In recent years, however, there has been a push to evolve the capabilities of the field known as crowd computing: a mix of human and machine intelligence capable of executing more complex tasks. The newest entrant to the field is New York startup Fancy Hands, which offers on-demand personal assistants. Fancy Hands recently rolled out a "human API" that allows developers to easily add an army of human workers to any mobile or web app.

"Mechanical Turk is really great but a huge majority of the tasks on there are simple things like deciding if video content is not safe for work or not," says Ted Roden, Fancy Hands' founder and CEO. "We wanted to do something a few steps above that." So far, Fancy Hands has been baked into apps from big brands, so that if a customer tweets a request through the service, a real human can go out and fulfill it. "It might be really complex to design an app that books a restaurant reservation for you, but a human can easily accomplish that."

"API-enabled worker communities are the future of labor."

"API-enabled worker communities are the future of labor," says Max Yankelevich, the chief architect at Crowd Computing Systems, a competitor of MTurk and the Fancy Hands API. "Software can leverage these ‘hybrid crowds’ to distribute customers' work among qualified workers in various communities." By hybrid, Yankelevich means a combination of human and machine intelligence. "That's what crowd computing is all about — separation of labor providers and software-platform providers."

By combining complex offline work with the kind of simple microtasks laborers can do online, crowd computing can produce more interesting results. "The next step in evolution is to wire tasks together," says Yankelevich. "For example, engage a worker to take a picture of products on a store shelf and then have a different crowd worker analyze those pictures for compliance with the brand's marketing rules for shelf display."

"Like Google Now, but actually does the hard work of buying your airline ticket."

There are around 15,000 people in Fancy Hands’ on-demand labor pool, with an average of 1,000 actively working on tasks each day.

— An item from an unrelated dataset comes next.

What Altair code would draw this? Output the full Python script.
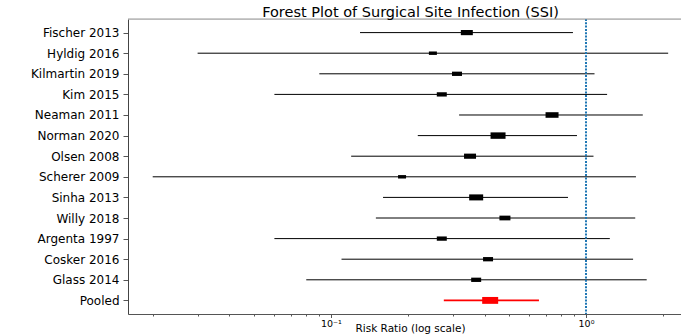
import altair as alt
import pandas as pd

studies = ["Fischer 2013", "Hyldig 2016", "Kilmartin 2019", "Kim 2015", "Neaman 2011",
           "Norman 2020", "Olsen 2008", "Scherer 2009", "Sinha 2013", "Willy 2018",
           "Argenta 1997", "Cosker 2016", "Glass 2014", "Pooled"]
rr = [0.341, 0.251, 0.312, 0.272, 0.736, 0.452, 0.351, 0.190, 0.371, 0.481, 0.272, 0.413, 0.371, 0.421]
ci_low = [0.130, 0.030, 0.090, 0.060, 0.318, 0.219, 0.120, 0.020, 0.160, 0.150, 0.060, 0.110, 0.080, 0.277]
ci_high = [0.889, 2.10, 1.08, 1.21, 1.67, 0.922, 1.07, 1.57, 0.85, 1.56, 1.24, 1.53, 1.73, 0.654]
weight = [12, 8, 10, 10, 13, 15, 12, 8, 14, 11, 10, 10, 10, 16]
kind = ["study"] * 13 + ["pooled"]

x_ticks = [0.02, 0.03, 0.04, 0.05, 0.06, 0.07, 0.08, 0.09, 0.1,
           0.2, 0.3, 0.4, 0.5, 0.6, 0.7, 0.8, 0.9, 1, 2]
null_value = 1.0

df = pd.DataFrame({"study": studies, "rr": rr, "lo": ci_low, "hi": ci_high,
                   "weight": weight, "kind": kind})

W, H = 553, 295
xscale = alt.Scale(type="log", domain=[0.016, 2.358], nice=False, zero=False)
yscale = alt.Scale(type="point", domain=studies, padding=0.66)
color = alt.Color("kind:N", scale=alt.Scale(domain=["study", "pooled"], range=["#000000", "#ff0000"]), legend=None)

xaxis = alt.Axis(
    values=x_ticks,
    labelExpr="datum.value == 0.1 ? '10⁻¹' : (datum.value == 1 ? '10⁰' : '')",
    labelOverlap=False,
    tickSize={"condition": {"test": "datum.value == 0.1 || datum.value == 1", "value": 3.5}, "value": 2},
    grid=False, labelFontSize=9.5, labelPadding=1, titleFontSize=10.5, titlePadding=-5,
    titleFontWeight="normal", title="Risk Ratio (log scale)", titleX=282,
    domainColor="#555555", tickColor="#555555", labelColor="#000000", titleColor="#000000",
    labelFont="DejaVu Sans", titleFont="DejaVu Sans",
)
yaxis = alt.Axis(title=None, grid=False, labelFontSize=12, labelPadding=4, tickSize=5,
                 domainColor="#444444", tickColor="#555555", labelColor="#000000",
                 labelFont="DejaVu Sans")

base = alt.Chart(df)

ci = base.mark_rule().encode(
    x=alt.X("lo:Q", scale=xscale, axis=xaxis),
    x2="hi:Q",
    y=alt.Y("study:N", scale=yscale, axis=yaxis, sort=studies),
    color=color,
    strokeWidth=alt.condition("datum.kind == 'pooled'", alt.value(1.6), alt.value(1.0)),
)

boxes = base.mark_point(
    shape="M-1,-0.43L1,-0.43L1,0.43L-1,0.43Z", filled=True, opacity=1
).encode(
    x=alt.X("rr:Q", scale=xscale),
    y=alt.Y("study:N", scale=yscale, sort=studies),
    color=color,
    size=alt.Size("weight:Q", scale=alt.Scale(type="pow", exponent=2, domain=[0, 16], range=[0, 256]), legend=None),
)

vline = alt.Chart(pd.DataFrame({"v": [null_value]})).mark_rule(
    color="#1f77b4", strokeDash=[2, 1.3], strokeWidth=2
).encode(x=alt.X("v:Q", scale=xscale))

top = alt.Chart(pd.DataFrame({"a": [0]})).mark_rule(color="#999999", strokeWidth=1).encode(
    x=alt.value(0), x2=alt.value(W), y=alt.value(0)
)

chart = alt.layer(ci, vline, boxes, top).properties(
    width=W, height=H,
    title=alt.TitleParams("Forest Plot of Surgical Site Infection (SSI)", fontSize=14.5,
                          fontWeight="normal", font="DejaVu Sans", color="#000000",
                          dx=6, offset=-2),
    autosize=alt.AutoSizeParams(type="none"),
    padding={"left": 128, "top": 19, "right": 0, "bottom": 21},
).configure_view(stroke=None).configure(background="white")

chart.save("out.html", embed_options={"renderer": "svg", "actions": False})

Some critics have accused this kind of startup of replacing good full-time jobs with piecemeal work. "Our bread-and-butter workers are folks from small-town America struggling to find work who would rather do this full-time than work at the local gas station," says Roden. "So I don’t believe it's exploitative." Piecemeal workers don't get health insurance or a minimum wage, but they do set their own price for each task.

Fancy Hands has an assortment of plans offering between five and twenty-five chores per month. For developers looking to build Fancy Hands' workforce into their apps, the API is free, and they decide what they are willing to pay per task. Roden says he hopes to improve the service over the next year by focusing on predictive intelligence. "The ultimate goal would be to help build an app that anticipates your needs, like Google Now, but that actually does the hard work of buying your airline ticket or calling the car service."